ICE Is Already $1 Billion Over Budget and Texans Are Paying the Price

Immigration and Customs Enforcement (ICE) is already more than $1 billion over budget this year as the agency carries out the administration’s mass deportation agenda. President Donald Trump’s ICE chief wants to create a deportation system like “Amazon Prime for human beings” in a brutal and dehumanizing drive to deport as many people as quickly as possible, no matter the cost. 

Now, ICE is asking for even more public funding.

This isn't just a financial issue. It reflects a larger problem with how national priorities are being shaped, and who is being harmed in the process.

The Real Cost of a Mass Deportation Agenda

ICE is using its bloated budget to terrorize our communities in Texas and across the nation — disappearing people to a foreign prison without due process, arbitrarily punishing students for their free speech, deporting U.S. citizens alongside their families, and detaining more people than the agency has the capacity to manage.

What we’re witnessing is not simply a funding gap. It is the result of a system that invests in cruel punishment and separation instead of community support and care.

As ICE overspends on detention and enforcement, Texans are being harmed in ways that affect every part of daily life:

Families are being torn apart. Increased detentions mean more children separated from their parents, more loved ones missing from the dinner table, and more households left in fear.
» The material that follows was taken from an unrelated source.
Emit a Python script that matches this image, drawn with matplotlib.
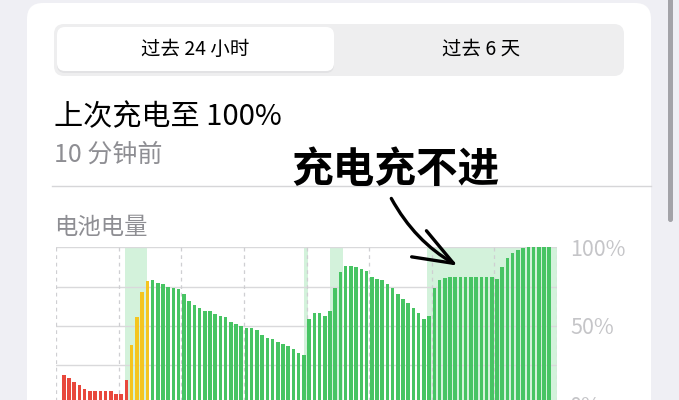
import numpy as np
import matplotlib.pyplot as plt
from matplotlib.patches import FancyBboxPatch

plt.rcParams['font.family'] = ['Noto Sans CJK SC', 'DejaVu Sans']

# --- 데이터 (15분 간격 배터리 잔량, %) ---
levels = [np.nan,
          18.9, 16.8, 14.6, 12.5, 9.8, 8.7, 8.7, 8.7, 8.7, 8.7, 6.8, 6.8, 15.7,
          37.7, 55.5, 71.4, 78.6,
          79.3, 77.6, 76.5, 74.6, 74.4, 73.3, 70.4, 66.1, 63.4, 61.3, 59.8, 59.4,
          57.7, 56.4, 55.5, 52.6, 51.5,
          50.2, 48.6, 48.6, 47.5, 44.3, 42.6, 41.5, 39.6, 38.4, 37.3, 35.6, 32.7, 31.6,
          54.5, 58.5, 58.5, 56.4, 59.6,
          74.4, 84.2, 88.2, 88.2, 87.3, 86.3, 85.2, 81.0, 80.1, 79.3, 76.5, 74.4,
          70.4, 67.4, 64.5, 61.5, 58.5, 54.5, 56.4,
          74.4, 79.3, 80.7,
          81.4, 81.4, 81.4, 81.4, 81.4, 81.4, 81.4, 81.4, 81.4,
          79.9, 87.3, 93.1, 96.2, 98.3, 99.4,
          100, 100, 100, 100, 100,
          np.nan]
# 막대 상태: low = 저전력 경고(빨강), saver = 저전력 모드(노랑), normal = 초록
state_runs = [('none', 1), ('low', 13), ('saver', 4), ('normal', 77), ('none', 1)]
# 충전 구간 (막대 인덱스 단위)
charging = [(12.7, 17.0), (47.0, 47.8), (52.0, 54.5), (70.5, 95.5)]
y_ticks = [100, 50, 0]
y_labels = ['100%', '50%', '0%']

state = []
for name, n in state_runs:
    state += [name] * n
palette = {'none': 'white', 'low': '#e8483c', 'saver': '#f4c51f', 'normal': '#47c463'}
bar_colors = [palette[s] for s in state]
idx = np.arange(len(levels))

# --- 그림 ---
fig = plt.figure(figsize=(6.79, 4.0), dpi=100)
fig.patch.set_facecolor('#efeff4')

bg = fig.add_axes([0, 0, 1, 1], zorder=0)
bg.set_xlim(0, 679)
bg.set_ylim(400, 0)
bg.axis('off')

# 카드
bg.add_patch(FancyBboxPatch((27, 3), 624, 440, boxstyle='round,pad=0,rounding_size=16',
                            fc='white', ec='none'))
# 스크롤바
bg.add_patch(FancyBboxPatch((668, -10), 5, 232, boxstyle='round,pad=0,rounding_size=2.5',
                            fc='#a3a3a8', ec='none'))

# 세그먼트 컨트롤
bg.add_patch(FancyBboxPatch((54, 24), 570, 52, boxstyle='round,pad=0,rounding_size=10',
                            fc='#eeeeef', ec='none'))
bg.add_patch(FancyBboxPatch((57, 29), 277, 44, boxstyle='round,pad=0,rounding_size=8',
                            fc='#e2e2e4', ec='none'))
bg.add_patch(FancyBboxPatch((57, 27), 277, 44, boxstyle='round,pad=0,rounding_size=8',
                            fc='white', ec='none'))
bg.text(195, 49, '过去 24 小时', fontsize=14, color='black', ha='center', va='center')
bg.text(481, 49, '过去 6 天', fontsize=14, color='black', ha='center', va='center')

bg.text(54, 117, '上次充电至 100%', fontsize=21, color='black', ha='left', va='center')
bg.text(54, 155, '10 分钟前', fontsize=18, color='#8e8e93', ha='left', va='center')
bg.plot([52, 651], [186, 186], color='#d6d6d8', lw=1)
bg.text(54, 227, '电池电量', fontsize=16.8, color='#8e8e93', ha='left', va='center')

# --- 배터리 막대 차트 ---
ax = fig.add_axes([56 / 679, -4.7 / 400, 501 / 679, 157.4 / 400], zorder=1)
ax.patch.set_alpha(0)
for a, b in charging:
    ax.axvspan(a, b, color='#d3f2db', lw=0, zorder=0)
for v in [25, 50, 75, 100]:
    ax.axhline(v, color='#d9d9db', lw=1, zorder=1)
for k in range(9):
    ax.axvline(k * 12 - 0.5, color='#cfcfd2', lw=0.9, ls=(0, (3, 3)), zorder=1)
ax.bar(idx, levels, width=0.68, color=bar_colors, zorder=2)
ax.set_xlim(-0.5, 95.5)
ax.set_ylim(0, 100)
for s in ax.spines.values():
    s.set_visible(False)
ax.set_xticks([])
ax.yaxis.tick_right()
ax.set_yticks(y_ticks)
ax.set_yticklabels(y_labels)
ax.tick_params(axis='y', length=0, pad=9.5, labelsize=15.5, labelcolor='#c5c5c8')

# --- 주석 ---
top = fig.add_axes([0, 0, 1, 1], zorder=5)
top.set_xlim(0, 679)
top.set_ylim(400, 0)
top.axis('off')
top.patch.set_alpha(0)
top.text(395, 170, '充电充不进', fontsize=30, fontweight='heavy', color='black',
         ha='center', va='center')
top.annotate('', xy=(460, 267), xytext=(390, 196),
             arrowprops=dict(arrowstyle='->,head_length=0.95,head_width=0.36',
                             connectionstyle='arc3,rad=0.15', lw=2.4, color='black',
                             mutation_scale=30))

fig.savefig('out.png', dpi=100)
In one case, an Austin mother was lured to an immigration appointment after being told she was eligible for asylum. After complying, she and her two sons were deported. In another, a U.S. citizen child with cancer was deported alongside her parents when they were on their way to her cancer treatment.

Due process is disappearing. Many people swept up in enforcement efforts are denied access to a fair hearing or meaningful legal support. Under the Trump administration, ICE processed deportations directly from Texas to El Salvador’s CECOT prison without court review. In March 2025, Kilmar Abrego Garcia was deported through a Texas field office to El Salvador, despite a federal court order that was supposed to block his removal. In one recent case, Pedro Luis Salazar-Cuervo, a Venezuelan father of three, was deported from Texas to CECOT after the Department of Public Safety accused him of belonging to the Tren de Aragua gang simply because they found a photo of him standing next to a man with tattoos. Without due process, anyone could be detained and deported at any time for any reason, and there’s nothing they could do about it. 
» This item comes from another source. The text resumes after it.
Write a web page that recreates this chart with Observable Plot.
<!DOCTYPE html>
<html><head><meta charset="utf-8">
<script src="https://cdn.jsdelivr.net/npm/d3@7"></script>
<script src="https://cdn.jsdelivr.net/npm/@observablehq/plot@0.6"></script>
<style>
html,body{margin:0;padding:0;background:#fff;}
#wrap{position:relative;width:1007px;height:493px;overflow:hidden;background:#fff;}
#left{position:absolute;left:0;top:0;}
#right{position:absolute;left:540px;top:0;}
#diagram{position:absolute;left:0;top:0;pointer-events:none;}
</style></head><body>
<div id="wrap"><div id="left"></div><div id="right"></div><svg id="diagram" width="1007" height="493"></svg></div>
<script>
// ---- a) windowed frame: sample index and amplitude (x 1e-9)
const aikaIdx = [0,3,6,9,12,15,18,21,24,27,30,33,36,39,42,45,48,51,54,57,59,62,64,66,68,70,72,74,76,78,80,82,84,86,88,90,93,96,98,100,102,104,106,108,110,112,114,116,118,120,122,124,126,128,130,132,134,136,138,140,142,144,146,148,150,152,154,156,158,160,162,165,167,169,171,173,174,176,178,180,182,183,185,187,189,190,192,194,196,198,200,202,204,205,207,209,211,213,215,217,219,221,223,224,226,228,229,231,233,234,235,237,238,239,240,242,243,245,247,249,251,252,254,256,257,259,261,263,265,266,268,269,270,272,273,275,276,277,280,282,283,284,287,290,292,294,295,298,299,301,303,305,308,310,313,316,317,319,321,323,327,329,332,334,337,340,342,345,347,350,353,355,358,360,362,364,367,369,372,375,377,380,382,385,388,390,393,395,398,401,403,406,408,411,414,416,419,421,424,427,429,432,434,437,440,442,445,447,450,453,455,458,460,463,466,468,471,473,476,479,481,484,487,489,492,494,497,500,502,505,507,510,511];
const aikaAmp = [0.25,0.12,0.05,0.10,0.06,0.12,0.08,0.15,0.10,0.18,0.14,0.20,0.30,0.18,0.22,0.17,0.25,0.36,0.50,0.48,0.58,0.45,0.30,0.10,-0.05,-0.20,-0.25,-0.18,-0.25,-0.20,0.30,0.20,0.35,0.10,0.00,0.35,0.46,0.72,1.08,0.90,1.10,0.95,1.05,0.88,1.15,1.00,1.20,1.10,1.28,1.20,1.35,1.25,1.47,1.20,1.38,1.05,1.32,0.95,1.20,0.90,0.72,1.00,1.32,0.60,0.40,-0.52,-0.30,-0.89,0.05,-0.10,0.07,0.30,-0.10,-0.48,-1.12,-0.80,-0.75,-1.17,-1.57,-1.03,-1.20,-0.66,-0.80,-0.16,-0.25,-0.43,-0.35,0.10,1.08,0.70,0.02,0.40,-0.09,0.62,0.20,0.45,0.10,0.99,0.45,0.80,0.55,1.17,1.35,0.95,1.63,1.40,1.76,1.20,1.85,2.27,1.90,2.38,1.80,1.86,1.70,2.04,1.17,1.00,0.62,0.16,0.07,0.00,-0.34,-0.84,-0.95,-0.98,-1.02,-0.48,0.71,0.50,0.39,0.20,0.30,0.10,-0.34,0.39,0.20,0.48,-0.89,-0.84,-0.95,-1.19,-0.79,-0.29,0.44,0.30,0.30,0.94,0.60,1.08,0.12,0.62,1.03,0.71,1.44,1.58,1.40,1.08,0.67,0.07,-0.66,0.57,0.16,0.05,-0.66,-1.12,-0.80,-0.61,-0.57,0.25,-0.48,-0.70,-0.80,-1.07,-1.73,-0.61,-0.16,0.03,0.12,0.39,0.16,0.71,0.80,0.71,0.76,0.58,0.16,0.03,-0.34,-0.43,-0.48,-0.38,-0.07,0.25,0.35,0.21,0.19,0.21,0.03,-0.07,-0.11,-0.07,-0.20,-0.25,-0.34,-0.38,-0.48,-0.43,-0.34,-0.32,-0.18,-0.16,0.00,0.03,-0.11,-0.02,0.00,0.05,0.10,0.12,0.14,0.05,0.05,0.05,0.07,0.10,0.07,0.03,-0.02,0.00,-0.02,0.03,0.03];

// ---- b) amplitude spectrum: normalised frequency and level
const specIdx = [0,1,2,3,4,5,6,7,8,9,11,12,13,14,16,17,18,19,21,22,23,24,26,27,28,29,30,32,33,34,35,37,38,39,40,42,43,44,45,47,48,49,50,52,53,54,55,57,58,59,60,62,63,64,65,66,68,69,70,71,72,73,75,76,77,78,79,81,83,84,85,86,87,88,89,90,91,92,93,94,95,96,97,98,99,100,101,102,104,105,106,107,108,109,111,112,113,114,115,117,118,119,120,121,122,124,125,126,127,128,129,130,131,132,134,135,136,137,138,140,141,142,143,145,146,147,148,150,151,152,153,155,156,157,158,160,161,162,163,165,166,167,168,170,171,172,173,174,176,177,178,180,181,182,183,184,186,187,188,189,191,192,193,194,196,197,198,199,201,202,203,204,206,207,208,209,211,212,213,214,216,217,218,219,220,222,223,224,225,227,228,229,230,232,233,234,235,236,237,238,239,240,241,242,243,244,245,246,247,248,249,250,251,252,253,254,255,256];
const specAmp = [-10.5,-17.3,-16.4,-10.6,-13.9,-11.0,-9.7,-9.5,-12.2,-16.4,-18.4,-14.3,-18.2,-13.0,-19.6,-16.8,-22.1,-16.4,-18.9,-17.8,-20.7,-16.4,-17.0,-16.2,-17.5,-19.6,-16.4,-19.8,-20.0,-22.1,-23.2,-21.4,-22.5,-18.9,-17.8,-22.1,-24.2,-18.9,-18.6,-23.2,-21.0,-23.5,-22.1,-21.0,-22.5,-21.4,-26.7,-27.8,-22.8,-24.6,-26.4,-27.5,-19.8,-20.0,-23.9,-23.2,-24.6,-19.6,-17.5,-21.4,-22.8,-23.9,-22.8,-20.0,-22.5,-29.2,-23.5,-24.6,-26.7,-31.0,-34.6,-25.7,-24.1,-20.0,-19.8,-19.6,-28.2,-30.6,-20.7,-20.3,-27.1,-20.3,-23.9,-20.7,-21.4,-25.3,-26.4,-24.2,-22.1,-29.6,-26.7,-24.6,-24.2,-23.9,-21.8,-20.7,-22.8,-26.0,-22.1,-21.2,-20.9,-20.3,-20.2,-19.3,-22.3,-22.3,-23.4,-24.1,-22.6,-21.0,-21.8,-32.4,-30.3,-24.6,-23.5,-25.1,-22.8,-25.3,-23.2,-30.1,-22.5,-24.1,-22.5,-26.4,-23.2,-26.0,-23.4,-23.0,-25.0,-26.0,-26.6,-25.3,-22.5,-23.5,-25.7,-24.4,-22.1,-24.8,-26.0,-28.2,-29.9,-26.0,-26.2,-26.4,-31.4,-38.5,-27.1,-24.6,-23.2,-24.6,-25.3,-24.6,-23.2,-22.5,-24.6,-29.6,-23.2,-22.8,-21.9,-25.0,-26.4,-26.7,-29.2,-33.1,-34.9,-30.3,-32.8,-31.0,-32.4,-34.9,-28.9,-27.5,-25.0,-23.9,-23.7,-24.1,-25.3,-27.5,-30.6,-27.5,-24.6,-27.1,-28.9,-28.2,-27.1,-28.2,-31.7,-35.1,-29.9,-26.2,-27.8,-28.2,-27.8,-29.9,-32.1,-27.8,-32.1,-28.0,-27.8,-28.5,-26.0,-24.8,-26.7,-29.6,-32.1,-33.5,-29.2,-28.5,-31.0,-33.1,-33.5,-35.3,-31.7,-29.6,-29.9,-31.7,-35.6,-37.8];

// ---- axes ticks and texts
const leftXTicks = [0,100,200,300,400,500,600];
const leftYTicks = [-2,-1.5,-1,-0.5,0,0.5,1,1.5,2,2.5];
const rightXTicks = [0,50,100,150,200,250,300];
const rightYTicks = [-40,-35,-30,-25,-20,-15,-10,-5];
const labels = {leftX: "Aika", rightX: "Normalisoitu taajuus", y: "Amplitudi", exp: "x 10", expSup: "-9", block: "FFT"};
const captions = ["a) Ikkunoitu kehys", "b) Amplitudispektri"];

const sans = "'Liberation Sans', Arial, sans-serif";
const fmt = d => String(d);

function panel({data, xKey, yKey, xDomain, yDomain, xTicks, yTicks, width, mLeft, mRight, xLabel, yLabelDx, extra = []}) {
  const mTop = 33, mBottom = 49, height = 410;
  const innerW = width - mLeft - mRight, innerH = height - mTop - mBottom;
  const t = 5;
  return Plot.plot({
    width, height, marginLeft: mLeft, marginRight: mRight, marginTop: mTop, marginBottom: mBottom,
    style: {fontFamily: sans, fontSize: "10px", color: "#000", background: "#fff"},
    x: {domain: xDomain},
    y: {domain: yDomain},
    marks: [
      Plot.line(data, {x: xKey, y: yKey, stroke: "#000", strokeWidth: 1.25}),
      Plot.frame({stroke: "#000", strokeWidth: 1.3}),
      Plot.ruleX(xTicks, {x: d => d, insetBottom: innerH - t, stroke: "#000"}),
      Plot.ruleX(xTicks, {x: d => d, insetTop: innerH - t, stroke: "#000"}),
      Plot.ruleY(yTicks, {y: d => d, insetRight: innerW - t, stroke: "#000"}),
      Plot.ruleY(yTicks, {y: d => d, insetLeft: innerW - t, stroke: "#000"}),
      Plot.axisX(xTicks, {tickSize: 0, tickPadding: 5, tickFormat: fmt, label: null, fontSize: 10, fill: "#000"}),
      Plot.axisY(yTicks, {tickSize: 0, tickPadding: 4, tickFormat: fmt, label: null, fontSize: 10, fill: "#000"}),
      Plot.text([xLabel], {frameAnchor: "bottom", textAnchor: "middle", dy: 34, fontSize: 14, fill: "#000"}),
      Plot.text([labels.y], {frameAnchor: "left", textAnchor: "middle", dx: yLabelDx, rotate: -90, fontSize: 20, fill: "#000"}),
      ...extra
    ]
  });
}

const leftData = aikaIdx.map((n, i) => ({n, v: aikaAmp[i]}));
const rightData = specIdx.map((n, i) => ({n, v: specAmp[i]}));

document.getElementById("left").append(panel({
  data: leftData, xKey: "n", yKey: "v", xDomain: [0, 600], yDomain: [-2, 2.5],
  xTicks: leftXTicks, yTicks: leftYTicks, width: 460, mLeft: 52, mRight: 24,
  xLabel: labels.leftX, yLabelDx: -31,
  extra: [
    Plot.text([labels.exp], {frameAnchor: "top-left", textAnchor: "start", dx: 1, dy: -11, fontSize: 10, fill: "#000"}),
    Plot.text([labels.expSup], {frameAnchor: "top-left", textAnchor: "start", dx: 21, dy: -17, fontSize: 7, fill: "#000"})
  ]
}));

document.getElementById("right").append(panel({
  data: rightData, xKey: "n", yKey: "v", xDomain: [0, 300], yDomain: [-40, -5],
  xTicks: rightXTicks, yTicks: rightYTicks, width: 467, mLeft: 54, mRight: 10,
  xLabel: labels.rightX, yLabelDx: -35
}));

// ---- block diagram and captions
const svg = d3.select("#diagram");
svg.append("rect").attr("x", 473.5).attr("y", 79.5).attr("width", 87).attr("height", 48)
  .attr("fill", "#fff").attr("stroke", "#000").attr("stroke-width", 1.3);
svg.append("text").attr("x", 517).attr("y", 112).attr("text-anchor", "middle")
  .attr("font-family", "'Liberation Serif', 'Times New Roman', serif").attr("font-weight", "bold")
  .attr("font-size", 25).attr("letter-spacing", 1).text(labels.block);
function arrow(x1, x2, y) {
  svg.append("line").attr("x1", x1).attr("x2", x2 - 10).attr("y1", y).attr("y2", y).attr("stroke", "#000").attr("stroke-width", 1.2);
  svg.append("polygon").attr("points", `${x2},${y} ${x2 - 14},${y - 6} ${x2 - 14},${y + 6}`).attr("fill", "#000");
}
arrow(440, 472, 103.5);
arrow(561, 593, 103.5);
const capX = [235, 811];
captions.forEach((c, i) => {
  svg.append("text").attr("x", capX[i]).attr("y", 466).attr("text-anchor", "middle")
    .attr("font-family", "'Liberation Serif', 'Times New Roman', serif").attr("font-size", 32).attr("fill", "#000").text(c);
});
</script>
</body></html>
Community trust is being eroded. When local law enforcement works with federal immigration agencies, people are less likely to report harm, seek help, or access services — especially in immigrant communities. A woman from El Salvador, who has lived in Houston for seven years, called the cops to report domestic violence, and the Houston Police Department called immigration authorities on her instead. 

Critical services are being cut. While ICE overspends, Texans continue to face federal cuts in public education, student loan programs, health care access, and housing assistance. Texas Gov. Greg Abbott has just vetoed funding for the federal summer lunch program for low-income children, a program that many families rely on to keep them fed while school is on break.
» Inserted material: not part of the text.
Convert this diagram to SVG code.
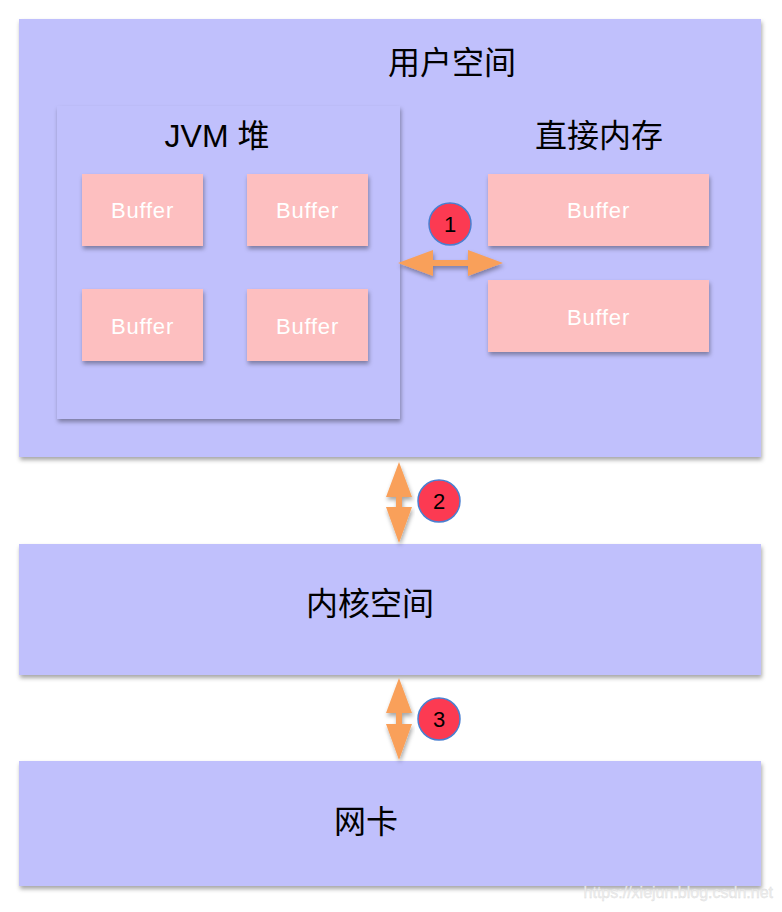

Our economy and shared wellbeing are suffering. Immigrants are essential to the social and economic fabric of our state. In Texas, immigrants account for nearly 23% of the workforce and contribute more than $192 billion in personal income each year, representing a significant share of the state’s consuming spending power. More than 5.4 million immigrant Texans paid roughly $58 billion in state and local taxes in 2023, helping fund schools, roads, hospitals, and other critical services. Business leaders are already warning that enforcement crackdowns are causing labor shortages, notably in restaurants where 22% of workers are immigrants. Targeting immigrants harms entire communities.

Our Communities Are Pushing Back

In light of this egregious display of cruelty, communities across the state and across the nation have been working together to support our neighbors and loved ones.

Following mass protests in Los Angeles, cities like San Antonio, Austin, and Dallas showed up en masse to condemn these inhumane deportations and demonstrate solidarity with immigrant communities. In more than 60 cities across Texas, people organized, resisted, and reclaimed power by participating in the “No Kings” protest — one of the largest single-day protests in U.S. history. 

We’re not backing down.

At the ACLU of Texas, we are committed to holding systems accountable and pushing for a vision of Texas that works for all of us. That includes defending due process, advocating for smarter funding choices, and protecting the constitutional rights of every person in Texas — so we all can live with dignity, no exceptions.

Texas communities don’t need more detention centers or expanded immigration enforcement. We need policies that uphold rights, protect families, and invest in the public good.